Tuesday, February 1, 2011

Overheard at Booth 1

I was trying to find a radio station on the clock radio last night, some station that I could wake up to in the morning, y'know, and all I was getting was static and in between the static was all this hate radio

- hate radio?

yeah, like guys all talking about how the government's out to control our minds and how the health care is just them wanting to tell us what to do, and all sorts of spew . . . what's that word you like to use for "spew"?

- I dunno . . . vitriol?

yeah, that's it! Vitriol! but they we're laying it on, y'know, and I realized man I can't wake up to this ship, y'know, this would just put a ruinous start right at the top of my day, and then I realized I was on AM, so I switched to FM.

- any better?

I s'pose. FM was all in Mexican, but that was a lot better than some guy telling me how bad it is that Obama wants me to eat my broccoli.

- broccoli? For real?

yeah, man, for real, this guy had been saying, AND THE GOVERNMENT'S GONNA TELL YOU YOU CAN'T EAT FRIED FOODS! THEY'RE GONNA TELL YOU YOU CAN'T EAT MCDONALDS! THEY'RE GONNA TELL YOU YOU HAVE TO EAT YOUR BROCCOLI! and I was thinkin', man, why are these [EXPLETIVE DELETED] treating us like we're five year olds? I mean, only kids and people who still think like kids are gonna pick up on that and use it to fight the government.

- it's been working for them for over ten years now.

are we all really that much like stupid dweeby children?

- do you really need an answer to that?

No, I s'pose not . . .

- so . . . what'd you finally wake up to? What'd you set your alarm on?

I put in a Smithereens CD. Green Thoughts. Woke up to that.

- the classics: they never go out of style!

Saturday, January 29, 2011

Overheard at Booth 4: Facebook


1: saw an article this week talking about the best time to get your kids a Facebook page. some were saying 13's the magic number, the time they're mature enough to handle a Facebook page.

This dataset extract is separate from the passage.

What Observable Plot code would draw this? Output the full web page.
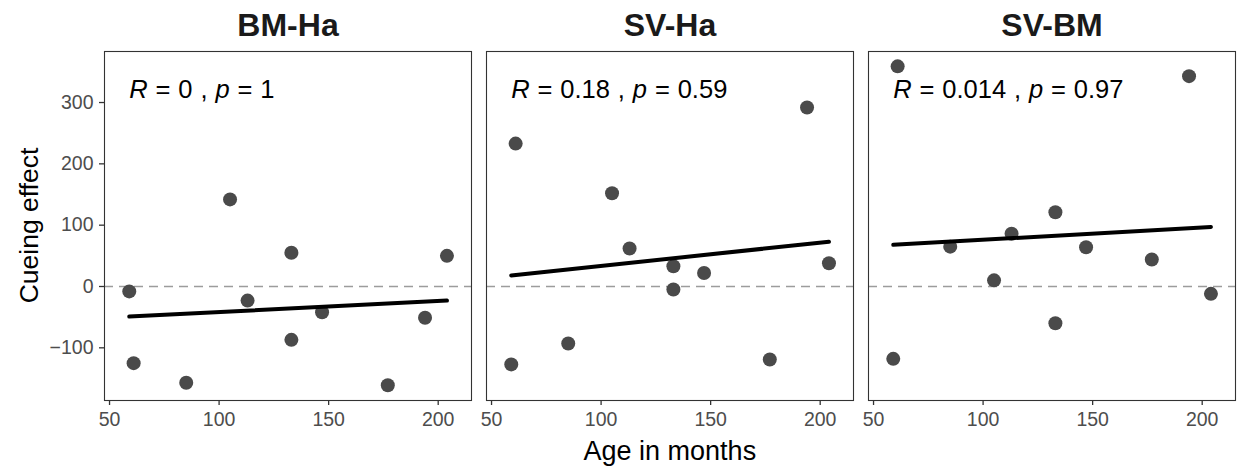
<!DOCTYPE html>
<html>
<head>
<meta charset="utf-8">
<script src="https://cdn.jsdelivr.net/npm/d3@7"></script>
<script src="https://cdn.jsdelivr.net/npm/@observablehq/plot@0.6"></script>
<style>
  html, body { margin: 0; padding: 0; background: white; }
  #chart { width: 1238px; height: 467px; }
</style>
</head>
<body>
<div id="chart"></div>
<script>
// Panels (facets)
const panels = ["BM-Ha", "SV-Ha", "SV-BM"];
// Ages in months (shared across panels)
const ages = [59, 61, 85, 105, 113, 133, 133, 147, 177, 194, 204];
// Cueing effect per panel, in the same order as ages
const bmHa = [-8, -125, -157, 142, -23, 55, -87, -42, -161, -51, 50];
const svHa = [-127, 233, -93, 152, 62, 33, -5, 22, -119, 292, 38];
const svBm = [-118, 359, 65, 10, 86, 121, -60, 64, 44, 343, -12];
// Fitted regression line values at the first and last age
const fitAges = [59, 204];
const fitBmHa = [-49, -23];
const fitSvHa = [18, 73];
const fitSvBm = [68, 97];
// Correlation labels
const corLabels = ["R = 0 , p = 1", "R = 0.18 , p = 0.59", "R = 0.014 , p = 0.97"];
const labelX = 59;
const labelY = 321;
// Axis ticks
const xTicks = [50, 100, 150, 200];
const yTicks = [-100, 0, 100, 200, 300];

const series = [bmHa, svHa, svBm];
const fits = [fitBmHa, fitSvHa, fitSvBm];
const points = panels.flatMap((p, i) => ages.map((a, j) => ({panel: p, age: a, effect: series[i][j]})));
const fitRows = panels.flatMap((p, i) => fitAges.map((a, j) => ({panel: p, age: a, fit: fits[i][j]})));
const labels = panels.map((p, i) => ({panel: p, x: labelX, y: labelY, text: corLabels[i]}));

const font = "'Liberation Sans', Arial, Helvetica, sans-serif";

const chart = Plot.plot({
  width: 1238,
  height: 467,
  marginLeft: 104,
  marginRight: 2.3,
  marginTop: 51,
  marginBottom: 67,
  style: {fontFamily: font, background: "white", overflow: "visible"},
  fx: {domain: panels, paddingInner: 0.0392, paddingOuter: 0, label: null},
  x: {domain: [47.7, 215.2], label: null},
  y: {domain: [-185.9, 383.2], label: null},
  marks: [
    Plot.ruleY([0], {stroke: "#9c9c9c", strokeWidth: 1.7, strokeDasharray: "9,6"}),
    Plot.dot(points, {x: "age", y: "effect", fx: "panel", r: 7, fill: "#4a4a4a", stroke: "none"}),
    Plot.line(fitRows, {x: "age", y: "fit", fx: "panel", z: "panel", stroke: "black", strokeWidth: 4}),
    Plot.text(labels, {x: "x", y: "y", fx: "panel", text: "text", textAnchor: "start", fontSize: 25.5, fill: "black"}),
    Plot.frame({stroke: "#333333", strokeWidth: 1.1}),
    Plot.axisX({ticks: xTicks, tickSize: 5, tickPadding: 7, stroke: "#333333", strokeWidth: 1.3, fill: "#4d4d4d", fontSize: 19.5, label: null}),
    Plot.axisY({ticks: yTicks, tickSize: 5, tickPadding: 6, stroke: "#333333", strokeWidth: 1.3, fill: "#4d4d4d", fontSize: 19.5, label: null}),
    Plot.axisFx({anchor: "top", tickSize: 0, tickPadding: 16, fontSize: 32, fontWeight: "bold", fill: "#1a1a1a", label: null})
  ]
});

document.getElementById("chart").appendChild(chart);

// Italic R and p in the correlation labels
d3.select(chart).selectAll("text").each(function() {
  const s = this.textContent;
  const m = s.match(/^R( = [^,]+ , )p( = .*)$/);
  if (!m) return;
  const t = d3.select(this);
  t.selectAll("*").remove();
  t.text(null);
  t.style("word-spacing", "0.8px");
  t.append("tspan").style("font-style", "italic").text("R");
  t.append("tspan").text(m[1]);
  t.append("tspan").style("font-style", "italic").text("p");
  t.append("tspan").text(m[2]);
});

// Axis titles
const svg = d3.select(chart);
svg.append("text")
  .attr("x", (104 + 1235.7) / 2)
  .attr("y", 460)
  .attr("text-anchor", "middle")
  .attr("font-size", 27)
  .attr("font-family", font)
  .attr("fill", "black")
  .text("Age in months");
svg.append("text")
  .attr("transform", `translate(38,${(51 + 400) / 2}) rotate(-90)`)
  .attr("text-anchor", "middle")
  .attr("font-size", 26.5)
  .attr("font-family", font)
  .attr("fill", "black")
  .text("Cueing effect");
</script>
</body>
</html>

2: personally I don't think anybody's mature enough to handle a Facebook page!


Friday, January 28, 2011

Prairie Walker and Louisiana Smith

Louisiana Smith was sitting cross legged on the chair at Table 3, while Praire Walker took her turn on the small stage, flute in hand to mouth. Smith thought of the first time he saw her, somewhere late in the afternoon, in the mountains, when he had committed the unforgivable sin of wandering too high without thought of bringing a jacket for the night, when the temperature would plummet almost half a century of degrees. But she had been there, playing that flute, just beyond the next rise, and he found her, and she had seen him, and she had had an extra blanket and she built a fire and the fire and the blanket and that music had kept him warm until sunrise, when they walked back down the mountain, as one.

So, with that moment affixed in his mind's eye, Louisiana Smith reached down to open the guitar case lying on the floor at his side, and, withdrawing the guitar and slinging it across his shoulder strap as he stood, he began toward the stage where he would join his wife in song.